Défenseur des langues régionales, l’écrivain français d’expression catalane Lluis Joan-Lluis nous transporte à l’aube du premier millénaire pour une fable aux allures d’Odyssée soulignant l’importance de la langue dans la constitution de l’identité collective.
Un Empire au Sud ; des barbares au Nord ; la poésie d’Ovide et l’exil du poète à Tomis, l’actuelle Constanța en Roumanie, « tellement loin qu’on dirait que c’est à la fin de tout ce qui existe » : tels sont les seuls repères spatio-temporels dans ce roman qui, bien plus ancré dans l’imaginaire que dans l’Histoire, cherche avant tout à nous faire revenir à un point d’origine, lorsque langue et littérature commencent tout juste à faire prendre la sauce de l’identité culturelle à travers début de tradition orale et premiers textes fondateurs.
Tout commence par la persécution et l’aspiration à la liberté.
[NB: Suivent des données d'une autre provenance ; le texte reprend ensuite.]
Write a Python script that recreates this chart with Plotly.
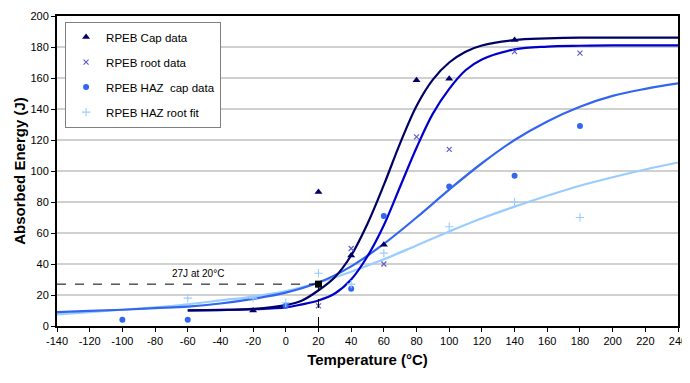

Ils sont d’abord quatre à se résoudre à tout quitter pour l’inconnu : Junil, une jeune fille traitée en esclave par un père tyrannique, mais qui, à force d’encoller les papyrus formant les rouleaux vendus dans la librairie paternelle, s’est mise à s’intéresser à leur contenu ; Trident, l’esclave copiste qui, lui ayant appris à lire et à écrire, lui a transmis l’amour des textes, en particulier des poèmes d’Ovide dont Les Métamorphoses au nom ici hautement symbolique ; le bibliothécaire Lafas qui, voué au confinement par sa consécration à Minerve, vivait jusqu’ici cloîtré dans son savoir livresque ; enfin, Dirmini qui, déjà marqué dans sa chair, sait que la mort est au bout de son destin de gladiateur. Un enchaînement de péripéties mettant leur vie en danger parachève leur rupture de ban et les voilà tous quatre lancés sur les routes, fuyant l’Empire pour la lointaine terre des Alains dont on dit qu’ils méprisent l’esclavage, mais obligés de traverser les contrées du Nord aux mains de pillards et de tribus barbares.
S’ensuit un récit à la fois d’aventure et d’apprentissage, jalonné d’épreuves et de dangers, où partis quatre, ils poursuivent de plus en plus nombreux, agrégeant peu à peu à leur petite troupe une moisson de ces barbares qu’ils redoutaient tant et qui, maintenant qu’en ces nouvelles contrées ils sont eux-mêmes devenus des étrangers, finissent par leur paraître toujours plus familiers, mus qu’ils sont tous par le même idéal de liberté. Ils leur faudra d’abord s’inventer une langue commune, condition de partage de leurs histoires respectives et bientôt de leur avenir commun, lequel s’incarnera, au gré de récits oraux, puis progressivement écrits, en une geste laissant une large place à une mythologie et à un imaginaire partagés. Ainsi, de l’oralité toujours plus stimulée et augmentée par l’imagination des uns et des autres aux traces écrites permettant la survie de la mémoire et le prolongement de soi, l’on assiste à la création de longs poèmes homériques, à la découverte des vertus de la lecture et, ce faisant, à l’émergence d’un nouvel ordre fait d’émancipation, de rêve et de liberté.
Jolie fable antique rendant discrètement hommage à Ovide et à Sophocle, mais aussi à tous les conteurs homériques au travers d’un voyage épique vers l’émancipation au sens large, Junil est avant tout l’histoire d’un apprentissage et d’une élévation, celui de l’humanité grâce à la maîtrise du langage, puis de l’écriture et de la lecture, le tout incarné en une poignée de personnages attachants.